The Pawsey Supercomputing Centre has set live a new $2 million cluster of graphics processing units (GPUs) to power research using the Murchison Widefield Array (MWA) telescope.
The cluster was procured from HPE earlier this year as part of Pawsey’s $70 million capital refresh project funded by the federal government.
Dubbed Garrawarla, meaning ‘spider’ in the language of the Wajarri people whose land the telescope sits on, the dedicated 78-node cluster processes the petabytes of data streamed from the MWA.
GPUs were selected to provide additional power to the astronomy research that uses compute-intensive artificial intelligence and machine learning workflows for data analytics.
Researchers who had early access to the cluster while it was in pre-production reported software performing two to eight times faster than on its predecessor.

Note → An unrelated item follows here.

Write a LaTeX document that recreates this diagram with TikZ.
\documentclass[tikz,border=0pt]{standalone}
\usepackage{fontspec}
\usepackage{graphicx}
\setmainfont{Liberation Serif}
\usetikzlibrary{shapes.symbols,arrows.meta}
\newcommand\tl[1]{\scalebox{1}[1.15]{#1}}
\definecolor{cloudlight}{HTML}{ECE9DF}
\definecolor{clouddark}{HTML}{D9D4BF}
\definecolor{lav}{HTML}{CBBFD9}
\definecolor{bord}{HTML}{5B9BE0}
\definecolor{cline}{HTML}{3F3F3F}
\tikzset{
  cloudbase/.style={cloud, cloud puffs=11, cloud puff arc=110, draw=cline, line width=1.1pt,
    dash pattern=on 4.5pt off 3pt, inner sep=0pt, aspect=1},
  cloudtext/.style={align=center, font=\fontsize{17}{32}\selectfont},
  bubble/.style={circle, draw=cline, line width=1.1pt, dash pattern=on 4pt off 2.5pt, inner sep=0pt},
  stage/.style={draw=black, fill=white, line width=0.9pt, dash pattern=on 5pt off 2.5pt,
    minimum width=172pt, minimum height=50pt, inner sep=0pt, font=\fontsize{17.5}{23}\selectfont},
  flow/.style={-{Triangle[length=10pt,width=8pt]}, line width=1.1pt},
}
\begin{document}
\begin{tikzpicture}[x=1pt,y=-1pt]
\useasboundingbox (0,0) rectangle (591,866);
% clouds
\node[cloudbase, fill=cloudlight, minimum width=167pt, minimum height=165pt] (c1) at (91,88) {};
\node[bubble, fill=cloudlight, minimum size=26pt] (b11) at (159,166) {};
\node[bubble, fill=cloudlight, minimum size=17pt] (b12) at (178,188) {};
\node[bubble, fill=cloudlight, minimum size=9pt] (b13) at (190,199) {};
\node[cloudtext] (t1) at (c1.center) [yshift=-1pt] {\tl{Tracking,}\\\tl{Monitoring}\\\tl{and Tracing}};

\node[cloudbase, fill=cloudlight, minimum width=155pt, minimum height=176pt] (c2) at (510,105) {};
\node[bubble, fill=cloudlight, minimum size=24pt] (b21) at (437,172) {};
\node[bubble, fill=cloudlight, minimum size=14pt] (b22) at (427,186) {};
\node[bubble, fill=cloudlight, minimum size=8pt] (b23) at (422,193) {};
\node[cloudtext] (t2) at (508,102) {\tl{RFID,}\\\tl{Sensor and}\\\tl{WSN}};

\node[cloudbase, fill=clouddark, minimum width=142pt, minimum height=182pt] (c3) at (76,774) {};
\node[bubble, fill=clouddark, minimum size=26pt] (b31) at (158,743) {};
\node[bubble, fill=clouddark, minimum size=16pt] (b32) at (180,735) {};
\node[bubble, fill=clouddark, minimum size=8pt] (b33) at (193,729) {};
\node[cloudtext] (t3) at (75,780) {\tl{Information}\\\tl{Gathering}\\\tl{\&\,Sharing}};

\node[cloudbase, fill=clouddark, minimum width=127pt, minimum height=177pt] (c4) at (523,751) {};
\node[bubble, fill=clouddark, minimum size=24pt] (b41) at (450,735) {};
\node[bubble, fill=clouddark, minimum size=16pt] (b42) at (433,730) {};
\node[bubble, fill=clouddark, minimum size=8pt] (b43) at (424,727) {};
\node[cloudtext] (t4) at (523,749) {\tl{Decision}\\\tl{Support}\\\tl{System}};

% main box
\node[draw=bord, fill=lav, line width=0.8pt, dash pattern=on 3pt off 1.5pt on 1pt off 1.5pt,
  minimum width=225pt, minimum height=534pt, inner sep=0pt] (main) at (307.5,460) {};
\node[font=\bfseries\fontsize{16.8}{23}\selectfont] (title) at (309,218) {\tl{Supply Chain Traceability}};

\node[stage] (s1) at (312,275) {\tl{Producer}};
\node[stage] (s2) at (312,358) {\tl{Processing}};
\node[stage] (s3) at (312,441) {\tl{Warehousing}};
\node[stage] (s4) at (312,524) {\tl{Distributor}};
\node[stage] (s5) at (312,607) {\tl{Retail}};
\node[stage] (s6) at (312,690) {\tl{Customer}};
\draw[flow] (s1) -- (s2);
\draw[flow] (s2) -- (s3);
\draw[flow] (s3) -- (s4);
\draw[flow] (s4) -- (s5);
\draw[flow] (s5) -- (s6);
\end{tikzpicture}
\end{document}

MWA director, Professor Melanie Johnston-Hollitt, said researchers from 20 organisations based in five different countries are benefitting from the Garrawarla installation.

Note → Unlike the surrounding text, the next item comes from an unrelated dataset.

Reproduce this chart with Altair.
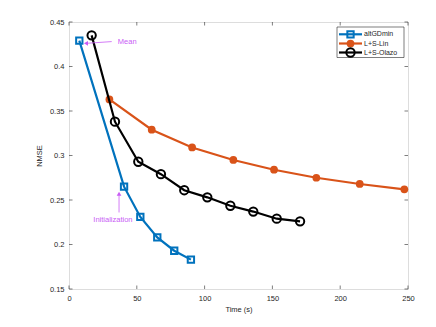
import altair as alt
import pandas as pd

# ---- data ----
alt_x = [7.6, 40.6, 52.6, 65.1, 77.6, 89.9]
alt_y = [0.429, 0.265, 0.231, 0.208, 0.193, 0.183]
lin_x = [29.8, 61.0, 90.8, 121.2, 151.2, 182.4, 214.4, 247.3]
lin_y = [0.363, 0.329, 0.309, 0.295, 0.284, 0.275, 0.268, 0.262]
ola_x = [16.7, 33.9, 51.1, 67.8, 85.0, 102.0, 119.0, 135.9, 153.2, 170.4]
ola_y = [0.435, 0.338, 0.293, 0.279, 0.261, 0.253, 0.2435, 0.237, 0.229, 0.226]
x_ticks = [0, 50, 100, 150, 200, 250]
y_ticks = [0.15, 0.2, 0.25, 0.3, 0.35, 0.4, 0.45]
legend_names = ["altGDmin", "L+S-Lin", "L+S-Olazo"]

BLUE = "#0072BD"
ORANGE = "#D95319"
BLACK = "#000000"
ANNOT = "#C95CF5"
AXC = "#262626"
FONT = "Liberation Sans"

W, H = 339, 267

xs = alt.Scale(domain=[0, 250], nice=False)
ys = alt.Scale(domain=[0.15, 0.45], nice=False)

df_alt = pd.DataFrame({"x": alt_x, "y": alt_y})
df_lin = pd.DataFrame({"x": lin_x, "y": lin_y})
df_ola = pd.DataFrame({"x": ola_x, "y": ola_y})

X = alt.X("x:Q", scale=xs,
          axis=alt.Axis(values=x_ticks, title="Time (s)", grid=False, domain=False,
                        ticks=False, labelPadding=5, labelFontSize=7.5, titleFontSize=7.5,
                        titleFontWeight="normal", labelColor=AXC, titleColor=AXC,
                        labelFont=FONT, titleFont=FONT, titlePadding=4, labelFlush=False))
Y = alt.Y("y:Q", scale=ys,
          axis=alt.Axis(values=y_ticks, title="NMSE", grid=False, domain=False,
                        ticks=False, labelPadding=5, labelFontSize=7.5, titleFontSize=7.5,
                        titleFontWeight="normal", labelColor=AXC, titleColor=AXC,
                        labelFont=FONT, titleFont=FONT, titlePadding=6, format=".2~f",
                        labelFlush=False))


def series(df, color, shape, filled, size):
    base = alt.Chart(df)
    line = base.mark_line(color=color, strokeWidth=2.2).encode(x=X, y=Y)
    pts = base.mark_point(color=color, shape=shape, filled=filled, size=size,
                          strokeWidth=2 if not filled else 0, opacity=1).encode(x="x:Q", y="y:Q")
    return line + pts


s_lin = series(df_lin, ORANGE, "circle", True, 60)
s_ola = series(df_ola, BLACK, "circle", False, 70)
s_alt = series(df_alt, BLUE, "square", False, 40)

# inner ticks (box style)
tx = pd.DataFrame({"x": x_ticks})
ty = pd.DataFrame({"y": y_ticks})
tick_style = dict(color=AXC, strokeWidth=0.6)
xt_bot = alt.Chart(tx).mark_rule(**tick_style).encode(x="x:Q", y=alt.value(H), y2=alt.value(H - 3.5))
xt_top = alt.Chart(tx).mark_rule(**tick_style).encode(x="x:Q", y=alt.value(0), y2=alt.value(3.5))
yt_l = alt.Chart(ty).mark_rule(**tick_style).encode(y="y:Q", x=alt.value(0), x2=alt.value(3.5))
yt_r = alt.Chart(ty).mark_rule(**tick_style).encode(y="y:Q", x=alt.value(W), x2=alt.value(W - 3.5))

# annotations
mean_arrow = pd.DataFrame({"x": [31.5], "y": [0.428], "x2": [12.5], "y2": [0.426]})
mean_txt = pd.DataFrame({"x": [36.0], "y": [0.428], "t": ["Mean"]})
init_arrow = pd.DataFrame({"x": [36.9], "y": [0.236], "x2": [36.9], "y2": [0.257]})
init_txt = pd.DataFrame({"x": [32.4], "y": [0.228], "t": ["Initialization"]})

a1 = alt.Chart(mean_arrow).mark_rule(color=ANNOT, strokeWidth=0.8).encode(
    x="x:Q", y="y:Q", x2="x2:Q", y2="y2:Q")
a1h = alt.Chart(mean_arrow).mark_point(shape="triangle-left", filled=True, color=ANNOT,
                                         size=22, opacity=1).encode(x="x2:Q", y="y2:Q")
t1 = alt.Chart(mean_txt).mark_text(color=ANNOT, align="left", baseline="middle",
                                   fontSize=7.5, font=FONT).encode(x="x:Q", y="y:Q", text="t:N")
a2 = alt.Chart(init_arrow).mark_rule(color=ANNOT, strokeWidth=0.8).encode(
    x="x:Q", y="y:Q", x2="x2:Q", y2="y2:Q")
a2h = alt.Chart(init_arrow).mark_point(shape="triangle-up", filled=True, color=ANNOT,
                                         size=22, opacity=1).encode(x="x2:Q", y="y2:Q")
t2 = alt.Chart(init_txt).mark_text(color=ANNOT, align="center", baseline="middle",
                                   fontSize=7.5, font=FONT).encode(x="x:Q", y="y:Q", text="t:N")

# manual legend (MATLAB-style box)
leg = pd.DataFrame({"name": legend_names, "k": [0, 1, 2]})
LX0, LX1, LY0, LY1 = 268, 335, 5, 35.5
row_y = [12.3, 21.5, 30.5]
leg_box = alt.Chart(pd.DataFrame({"a": [0]})).mark_rect(
    fill="white", stroke=AXC, strokeWidth=0.6).encode(
    x=alt.value(LX0), x2=alt.value(LX1), y=alt.value(LY0), y2=alt.value(LY1))
leg_layers = [leg_box]
styles = [(BLUE, "square", False, 40), (ORANGE, "circle", True, 60), (BLACK, "circle", False, 70)]
for i, (c, shp, fl, sz) in enumerate(styles):
    d = leg[leg.k == i]
    leg_layers.append(alt.Chart(d).mark_rule(color=c, strokeWidth=2.2).encode(
        x=alt.value(270), x2=alt.value(293), y=alt.value(row_y[i])))
    leg_layers.append(alt.Chart(d).mark_point(color=c, shape=shp, filled=fl, size=sz,
                                              strokeWidth=2 if not fl else 0, opacity=1).encode(
        x=alt.value(281.5), y=alt.value(row_y[i])))
    leg_layers.append(alt.Chart(d).mark_text(align="left", baseline="middle", fontSize=7,
                                             font=FONT, color=AXC).encode(
        x=alt.value(295), y=alt.value(row_y[i]), text="name:N"))

chart = alt.layer(
    s_lin, s_ola, s_alt,
    xt_bot, xt_top, yt_l, yt_r,
    a1, a1h, t1, a2, a2h, t2,
    *leg_layers,
).properties(
    width=W, height=H,
    autosize=alt.AutoSizeParams(type="none"),
    padding={"left": 61, "top": 14, "right": 20, "bottom": 30},
).configure_view(stroke=AXC, strokeWidth=0.8).configure(background="white")

chart.save("out.html", embed_options={"renderer": "svg", "actions": False})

“The MWA collects a petabyte of data a month, and we’ve already archived over 30 petabytes at Pawsey,” Johnston-Hollit said.

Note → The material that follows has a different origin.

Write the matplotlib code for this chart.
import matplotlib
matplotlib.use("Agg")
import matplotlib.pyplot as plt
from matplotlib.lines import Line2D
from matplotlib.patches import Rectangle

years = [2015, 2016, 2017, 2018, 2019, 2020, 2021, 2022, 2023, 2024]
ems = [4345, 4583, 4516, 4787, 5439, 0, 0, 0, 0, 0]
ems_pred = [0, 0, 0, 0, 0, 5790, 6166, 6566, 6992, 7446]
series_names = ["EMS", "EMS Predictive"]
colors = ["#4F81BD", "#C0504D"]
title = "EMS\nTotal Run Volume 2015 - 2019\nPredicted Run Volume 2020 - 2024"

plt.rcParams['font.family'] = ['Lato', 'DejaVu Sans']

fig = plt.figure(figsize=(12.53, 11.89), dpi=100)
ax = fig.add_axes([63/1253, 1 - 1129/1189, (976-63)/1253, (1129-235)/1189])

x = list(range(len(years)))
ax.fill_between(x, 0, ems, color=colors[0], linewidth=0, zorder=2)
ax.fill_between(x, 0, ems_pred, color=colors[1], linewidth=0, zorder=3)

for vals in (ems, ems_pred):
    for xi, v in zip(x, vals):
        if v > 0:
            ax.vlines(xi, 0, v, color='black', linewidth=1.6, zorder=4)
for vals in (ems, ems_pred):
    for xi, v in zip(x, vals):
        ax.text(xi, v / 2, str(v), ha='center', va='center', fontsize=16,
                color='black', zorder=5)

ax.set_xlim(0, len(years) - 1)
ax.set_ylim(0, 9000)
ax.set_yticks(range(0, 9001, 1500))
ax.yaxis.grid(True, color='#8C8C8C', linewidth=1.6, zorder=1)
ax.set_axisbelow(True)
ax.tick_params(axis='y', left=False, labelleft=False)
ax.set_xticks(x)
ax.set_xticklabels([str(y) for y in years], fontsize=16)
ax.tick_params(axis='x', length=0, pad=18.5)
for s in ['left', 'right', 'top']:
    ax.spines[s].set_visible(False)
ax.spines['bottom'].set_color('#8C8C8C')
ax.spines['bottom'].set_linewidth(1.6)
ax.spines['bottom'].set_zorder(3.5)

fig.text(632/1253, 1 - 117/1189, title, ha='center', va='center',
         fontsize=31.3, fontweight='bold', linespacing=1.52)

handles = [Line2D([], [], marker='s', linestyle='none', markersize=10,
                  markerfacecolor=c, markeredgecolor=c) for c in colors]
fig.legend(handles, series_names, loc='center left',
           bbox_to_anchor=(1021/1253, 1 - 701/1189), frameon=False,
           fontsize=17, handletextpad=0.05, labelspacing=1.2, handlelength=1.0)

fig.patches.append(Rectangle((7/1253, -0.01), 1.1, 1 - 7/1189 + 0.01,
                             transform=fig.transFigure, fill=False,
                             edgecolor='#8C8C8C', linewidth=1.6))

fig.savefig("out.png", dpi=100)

“Having a dedicated system means that we can work with Pawsey to fine-tune the system and maximise the efficiency of our workflows.
“Garrawarla and Pawsey’s expertise will accelerate our investigation and processing of this data, helping us to reveal more about the origins and structure of the universe.”
Pawsey staff are currently installing the software environment to enable more MWA research to migrate workflows onto Garrawarla.
Pawsey has also signed a separate $1 million deal with HPE to procure ingest nodes to support researchers using CSIRO’s Australian Square Kilometre Array Pathfinder (ASKAP) telescope.
The supercomputing centre described the ingest nodes as “one of the most critical components” of the pipeline between the telescope and the Pawsey data store, which houses ASKAP’s final data products.
The nodes receive the data in real time from the correlators at the Murchison Radio-astronomy Observatory (MRO) and writing the data to disk to be processed on Pawsey’s Galaxy supercomputer.
The new ingest nodes will feature the latest AMD processors, giving researchers twice as much bandwidth to and from the CPU as the current generation of nodes, as well as more memory channels.
Pawsey’s executive director Mark Stickells said the new infrastructure will help the centre’s systems keep up with the deluge of data that are expected to be produced when ASKAP begins full sky surveys in the coming months.
“The ASKAP ingest nodes will increase the ability to transfer data from the MRO into Pawsey’s storage systems, and will help to unlock the value of the astronomical data generated by the telescope,” he said.